Prehistory to City States

We'll begin with a review of the rise of ancient cities.

Prehistory is regarded as the period preceding written texts.  For these periods we need to make use of archaeological and linguistic evidence.

For the Neolithic (Stone Age) period (9500-3501 BCE) we'll rely on archaeology and our text by Charles Gates, Ancient Cities.  Go to the publisher's website.  http://cw.routledge.com/textbooks/9780415498647/timeline/index.html.
Alternatively you may use the Global Heritage Network website to examine these sites in detail.
In Gates' text we'll examine the rise of two prominent neolithic hill towns:  Jericho (8500-6000 BCE) and Çatalhöyük, Turkey (6500-5500 BCE).  Gates describes Jericho as an example of a proto-urban system that prevailed throughout the Southern Levant that was pre-pottery Neolithic.  The rise of high defensive walls and remnants of cult sites suggest a new social organization was arising (Gates, 17).   The more elaborate structures at Çatalhöyük with their richer archaeological evidence of trade and production reflect technological and social developments accompanied by an expanded ideology with individual cult shrines.  Despite these innovations, both Jericho and Çatalhöyük were reduced or replaced in favor of newer urban systems and larger civilizations developing in the Mesopotamian basin.

In Mesopotamia, the earliest Sumerian cities of the Ubaid period (5000-3500 BCE) provide a transitional link of the later Neolithic period.
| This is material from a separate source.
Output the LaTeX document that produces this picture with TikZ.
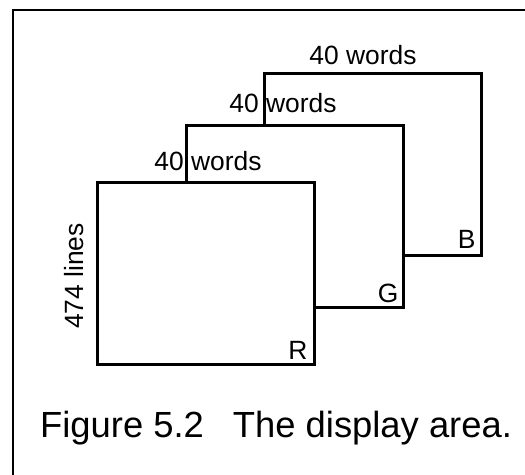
\documentclass[tikz,border=0pt]{standalone}
\usepackage{fontspec}
\setmainfont{Liberation Sans}
\begin{document}
\begin{tikzpicture}[x=1bp,y=-1bp,
  screen/.style={draw,line width=2.6bp,fill=white,inner sep=0pt,
    minimum width=217bp,minimum height=182bp,anchor=north west},
  lbl/.style={font=\fontsize{26.5}{30}\selectfont,inner sep=0pt},
  captext/.style={font=\fontsize{36.5}{40}\selectfont,inner sep=0pt},
  framestyle/.style={line width=2.6bp}]
\useasboundingbox (0,0) rectangle (525,475);
\coordinate (ftr) at (525,10);
\coordinate (ftl) at (13,10);
\coordinate (fbl) at (13,475);
\draw[framestyle] (ftr) -- (ftl) -- (fbl);
\node[screen] (B) at (263,72) {};
\node[screen] (G) at (185,124) {};
\node[screen] (R) at (96,181) {};
\node[lbl,anchor=south east] (Bl) at ([shift={(-7,-8)}]B.south east) {B};
\node[lbl,anchor=south east] (Gl) at ([shift={(-6,-6)}]G.south east) {G};
\node[lbl,anchor=south east] (Rl) at ([shift={(-8,-6)}]R.south east) {R};
\node[lbl,anchor=base] (wB) at (363,65) {40 words};
\node[lbl,anchor=base] (wG) at (283,113) {40 words};
\node[lbl,anchor=base] (wR) at (208,171) {40 words};
\node[lbl,anchor=base,rotate=90] (lines) at (83,276) {474 lines};
\node[captext,anchor=base west] (caption) at (40,437) {Figure 5.2\hspace{0.8em}The display area.};
\end{tikzpicture}
\end{document}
These cities provide evidence of more elaborate institutions and political power based on the city-state.  The expansion of agriculture into this basin allowed for a reciprocal system and relation between the local countryside and the city.

For the Bronze Age (3501-1201 BCE) we'll examine the following Near Eastern cities:  Uruk, Ur, Hattusa, Troy, and Babylon.  The maturation of these city-states is seen at Uruk (Warak in Arabic) where after 3000 CE extensive evidence of monumental temples and artisanal workshops attest to the process of accumulation and emerging social structures (Gates, 32-38).  Advances in the potter's wheel and in writing systems allow for specializations in function and exchanges of goods. In the Mediterranean we'll examine Knossos on Crete and Mycenae in Southern Greece.  In Egypt we'll examine the palace complexes and surrounding complex of urban structures. For India we'll compare the rise of  Mohenjo Daro in the Indus valley as one of the Harappan cities.

In Tignor et al, Worlds Together, Worlds Apart, (Chapter One) the authors compare the material transformations created by the development of agriculture in Southwest Asia (Near East), East Asia, and South Asia and Mesoamerica.  During this long period of agricultural development between 9000 BCE and 3000 BCE, we find the rise of hill towns with mixed agriculture and pastoralism.  The success of farmers and herders, who replaced the earlier form of hunters and gatherers allowed for a primitive accumulation of surplus.  This surplus allowed for towns to create specialists in crafts, pottery and and art. We also find in a number of these societies a stratification of society and divisions of labor between men and women and a resulting patriarchy that privileged senior males. For an alternative view on the relation of women to patriarchal structures, see Zainab Bahrani, Women of Babylon:  Gender and Representation in Mesopotamia (2001).